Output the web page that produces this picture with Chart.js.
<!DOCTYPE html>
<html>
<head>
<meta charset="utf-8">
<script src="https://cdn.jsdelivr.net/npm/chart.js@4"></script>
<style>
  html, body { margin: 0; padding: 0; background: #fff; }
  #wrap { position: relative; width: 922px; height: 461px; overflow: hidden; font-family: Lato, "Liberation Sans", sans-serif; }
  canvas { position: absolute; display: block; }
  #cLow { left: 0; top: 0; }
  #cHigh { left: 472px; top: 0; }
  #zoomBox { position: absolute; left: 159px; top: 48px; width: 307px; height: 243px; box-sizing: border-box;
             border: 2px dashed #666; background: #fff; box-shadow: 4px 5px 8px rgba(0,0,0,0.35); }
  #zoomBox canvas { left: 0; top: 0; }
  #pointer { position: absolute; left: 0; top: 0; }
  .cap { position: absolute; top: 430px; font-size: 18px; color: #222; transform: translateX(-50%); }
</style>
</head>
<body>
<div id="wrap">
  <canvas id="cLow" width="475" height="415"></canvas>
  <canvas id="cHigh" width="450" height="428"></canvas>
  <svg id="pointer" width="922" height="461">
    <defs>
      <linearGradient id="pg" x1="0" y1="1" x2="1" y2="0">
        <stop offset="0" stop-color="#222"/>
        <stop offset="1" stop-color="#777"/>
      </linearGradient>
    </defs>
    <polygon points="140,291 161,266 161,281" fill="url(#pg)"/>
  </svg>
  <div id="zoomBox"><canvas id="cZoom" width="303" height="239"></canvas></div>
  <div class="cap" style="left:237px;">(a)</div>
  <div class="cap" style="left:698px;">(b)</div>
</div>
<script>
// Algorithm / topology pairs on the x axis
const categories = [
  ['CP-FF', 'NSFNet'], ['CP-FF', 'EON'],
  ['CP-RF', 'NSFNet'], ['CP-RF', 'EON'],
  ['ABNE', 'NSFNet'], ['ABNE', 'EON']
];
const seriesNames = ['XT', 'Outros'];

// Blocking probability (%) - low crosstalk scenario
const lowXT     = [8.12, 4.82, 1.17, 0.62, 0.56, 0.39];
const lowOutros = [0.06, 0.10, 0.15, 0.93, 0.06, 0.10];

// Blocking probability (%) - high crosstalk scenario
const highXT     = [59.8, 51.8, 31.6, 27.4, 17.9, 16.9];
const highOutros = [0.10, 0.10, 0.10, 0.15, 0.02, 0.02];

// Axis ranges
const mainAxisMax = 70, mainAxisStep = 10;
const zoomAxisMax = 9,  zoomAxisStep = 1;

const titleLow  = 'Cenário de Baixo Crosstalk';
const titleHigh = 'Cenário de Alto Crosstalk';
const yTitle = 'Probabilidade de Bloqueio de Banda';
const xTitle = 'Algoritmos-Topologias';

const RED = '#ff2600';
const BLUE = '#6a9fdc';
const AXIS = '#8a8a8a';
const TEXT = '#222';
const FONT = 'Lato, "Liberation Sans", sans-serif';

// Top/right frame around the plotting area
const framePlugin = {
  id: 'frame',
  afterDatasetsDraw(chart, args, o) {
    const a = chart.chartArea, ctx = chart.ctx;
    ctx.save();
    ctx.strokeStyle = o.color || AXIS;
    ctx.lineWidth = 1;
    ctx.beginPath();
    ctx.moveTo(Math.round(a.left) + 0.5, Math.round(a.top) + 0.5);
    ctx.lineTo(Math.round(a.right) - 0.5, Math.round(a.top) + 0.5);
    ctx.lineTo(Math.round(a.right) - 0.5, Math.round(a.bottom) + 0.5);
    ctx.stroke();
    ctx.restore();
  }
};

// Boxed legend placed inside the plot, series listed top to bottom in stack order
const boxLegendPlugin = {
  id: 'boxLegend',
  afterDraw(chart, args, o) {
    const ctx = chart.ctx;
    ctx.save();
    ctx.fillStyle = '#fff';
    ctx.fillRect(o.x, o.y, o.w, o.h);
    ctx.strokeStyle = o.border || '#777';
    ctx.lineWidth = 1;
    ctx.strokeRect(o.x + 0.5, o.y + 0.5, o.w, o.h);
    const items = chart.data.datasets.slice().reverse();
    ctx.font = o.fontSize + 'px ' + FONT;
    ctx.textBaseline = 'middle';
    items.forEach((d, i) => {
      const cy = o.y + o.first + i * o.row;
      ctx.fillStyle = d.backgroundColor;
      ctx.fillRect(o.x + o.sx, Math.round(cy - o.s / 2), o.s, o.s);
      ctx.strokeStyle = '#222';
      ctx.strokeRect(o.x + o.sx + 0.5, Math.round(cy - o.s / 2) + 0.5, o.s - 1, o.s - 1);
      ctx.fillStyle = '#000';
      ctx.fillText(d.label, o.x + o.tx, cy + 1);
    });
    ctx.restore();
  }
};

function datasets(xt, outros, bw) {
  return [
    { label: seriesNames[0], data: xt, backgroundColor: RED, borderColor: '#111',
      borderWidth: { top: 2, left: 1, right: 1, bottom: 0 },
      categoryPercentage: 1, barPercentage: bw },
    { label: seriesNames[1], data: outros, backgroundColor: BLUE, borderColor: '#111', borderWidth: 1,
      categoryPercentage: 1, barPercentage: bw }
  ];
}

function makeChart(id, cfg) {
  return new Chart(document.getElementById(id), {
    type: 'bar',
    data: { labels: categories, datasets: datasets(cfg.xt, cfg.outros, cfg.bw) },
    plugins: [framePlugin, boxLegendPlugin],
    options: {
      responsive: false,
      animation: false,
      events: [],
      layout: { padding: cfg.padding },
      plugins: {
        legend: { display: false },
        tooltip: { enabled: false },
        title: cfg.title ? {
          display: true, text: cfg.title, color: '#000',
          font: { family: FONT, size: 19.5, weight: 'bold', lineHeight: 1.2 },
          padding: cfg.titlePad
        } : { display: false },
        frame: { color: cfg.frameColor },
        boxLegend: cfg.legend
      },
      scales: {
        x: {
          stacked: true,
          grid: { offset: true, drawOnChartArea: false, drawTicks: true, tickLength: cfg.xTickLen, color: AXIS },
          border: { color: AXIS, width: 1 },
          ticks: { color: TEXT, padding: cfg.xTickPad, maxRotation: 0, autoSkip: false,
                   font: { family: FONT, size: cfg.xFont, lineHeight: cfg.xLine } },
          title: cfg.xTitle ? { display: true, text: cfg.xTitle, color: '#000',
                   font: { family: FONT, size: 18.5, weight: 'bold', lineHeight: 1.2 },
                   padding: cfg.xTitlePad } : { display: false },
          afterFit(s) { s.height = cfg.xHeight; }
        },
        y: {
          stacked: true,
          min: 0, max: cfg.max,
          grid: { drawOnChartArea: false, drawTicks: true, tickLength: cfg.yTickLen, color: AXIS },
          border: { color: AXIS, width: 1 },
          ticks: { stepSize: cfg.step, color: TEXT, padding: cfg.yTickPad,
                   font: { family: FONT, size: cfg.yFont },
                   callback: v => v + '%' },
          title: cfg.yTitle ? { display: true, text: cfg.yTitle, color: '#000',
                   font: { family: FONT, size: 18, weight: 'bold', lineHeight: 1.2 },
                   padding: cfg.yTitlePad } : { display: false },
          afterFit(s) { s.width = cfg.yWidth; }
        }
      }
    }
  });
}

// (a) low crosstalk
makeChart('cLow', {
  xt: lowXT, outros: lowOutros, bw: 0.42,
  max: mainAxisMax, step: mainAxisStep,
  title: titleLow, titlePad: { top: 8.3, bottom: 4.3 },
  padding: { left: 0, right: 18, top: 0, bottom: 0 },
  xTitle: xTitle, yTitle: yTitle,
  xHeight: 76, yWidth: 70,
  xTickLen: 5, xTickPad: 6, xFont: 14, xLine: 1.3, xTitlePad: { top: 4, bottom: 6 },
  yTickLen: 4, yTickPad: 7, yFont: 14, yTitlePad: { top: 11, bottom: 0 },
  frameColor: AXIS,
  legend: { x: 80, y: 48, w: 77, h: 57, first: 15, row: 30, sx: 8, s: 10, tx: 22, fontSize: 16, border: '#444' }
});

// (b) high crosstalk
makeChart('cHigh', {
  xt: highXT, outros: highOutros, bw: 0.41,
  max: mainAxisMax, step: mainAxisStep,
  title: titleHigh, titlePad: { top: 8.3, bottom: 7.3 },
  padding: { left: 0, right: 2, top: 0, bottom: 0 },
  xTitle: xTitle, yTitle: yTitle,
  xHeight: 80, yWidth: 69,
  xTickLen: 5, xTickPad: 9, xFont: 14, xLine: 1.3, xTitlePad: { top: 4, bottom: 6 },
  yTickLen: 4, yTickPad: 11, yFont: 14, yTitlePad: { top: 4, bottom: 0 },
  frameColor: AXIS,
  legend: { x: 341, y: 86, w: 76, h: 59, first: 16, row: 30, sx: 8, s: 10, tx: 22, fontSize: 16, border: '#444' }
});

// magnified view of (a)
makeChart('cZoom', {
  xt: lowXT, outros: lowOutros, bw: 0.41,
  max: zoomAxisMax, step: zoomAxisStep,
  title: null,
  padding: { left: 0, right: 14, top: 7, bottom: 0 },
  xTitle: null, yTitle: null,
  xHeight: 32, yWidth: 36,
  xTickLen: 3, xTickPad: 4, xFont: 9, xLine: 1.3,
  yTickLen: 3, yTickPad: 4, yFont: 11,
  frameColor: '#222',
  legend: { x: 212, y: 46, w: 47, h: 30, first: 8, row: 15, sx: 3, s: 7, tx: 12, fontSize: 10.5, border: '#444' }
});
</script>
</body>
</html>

Task prompt: Lines from the start of the material above through the line containing "zoomAxisStep = 1;" are to be duplicated exactly, and only those.

Result for this task:
Output the web page that produces this picture with Chart.js.
<!DOCTYPE html>
<html>
<head>
<meta charset="utf-8">
<script src="https://cdn.jsdelivr.net/npm/chart.js@4"></script>
<style>
  html, body { margin: 0; padding: 0; background: #fff; }
  #wrap { position: relative; width: 922px; height: 461px; overflow: hidden; font-family: Lato, "Liberation Sans", sans-serif; }
  canvas { position: absolute; display: block; }
  #cLow { left: 0; top: 0; }
  #cHigh { left: 472px; top: 0; }
  #zoomBox { position: absolute; left: 159px; top: 48px; width: 307px; height: 243px; box-sizing: border-box;
             border: 2px dashed #666; background: #fff; box-shadow: 4px 5px 8px rgba(0,0,0,0.35); }
  #zoomBox canvas { left: 0; top: 0; }
  #pointer { position: absolute; left: 0; top: 0; }
  .cap { position: absolute; top: 430px; font-size: 18px; color: #222; transform: translateX(-50%); }
</style>
</head>
<body>
<div id="wrap">
  <canvas id="cLow" width="475" height="415"></canvas>
  <canvas id="cHigh" width="450" height="428"></canvas>
  <svg id="pointer" width="922" height="461">
    <defs>
      <linearGradient id="pg" x1="0" y1="1" x2="1" y2="0">
        <stop offset="0" stop-color="#222"/>
        <stop offset="1" stop-color="#777"/>
      </linearGradient>
    </defs>
    <polygon points="140,291 161,266 161,281" fill="url(#pg)"/>
  </svg>
  <div id="zoomBox"><canvas id="cZoom" width="303" height="239"></canvas></div>
  <div class="cap" style="left:237px;">(a)</div>
  <div class="cap" style="left:698px;">(b)</div>
</div>
<script>
// Algorithm / topology pairs on the x axis
const categories = [
  ['CP-FF', 'NSFNet'], ['CP-FF', 'EON'],
  ['CP-RF', 'NSFNet'], ['CP-RF', 'EON'],
  ['ABNE', 'NSFNet'], ['ABNE', 'EON']
];
const seriesNames = ['XT', 'Outros'];

// Blocking probability (%) - low crosstalk scenario
const lowXT     = [8.12, 4.82, 1.17, 0.62, 0.56, 0.39];
const lowOutros = [0.06, 0.10, 0.15, 0.93, 0.06, 0.10];

// Blocking probability (%) - high crosstalk scenario
const highXT     = [59.8, 51.8, 31.6, 27.4, 17.9, 16.9];
const highOutros = [0.10, 0.10, 0.10, 0.15, 0.02, 0.02];

// Axis ranges
const mainAxisMax = 70, mainAxisStep = 10;
const zoomAxisMax = 9,  zoomAxisStep = 1;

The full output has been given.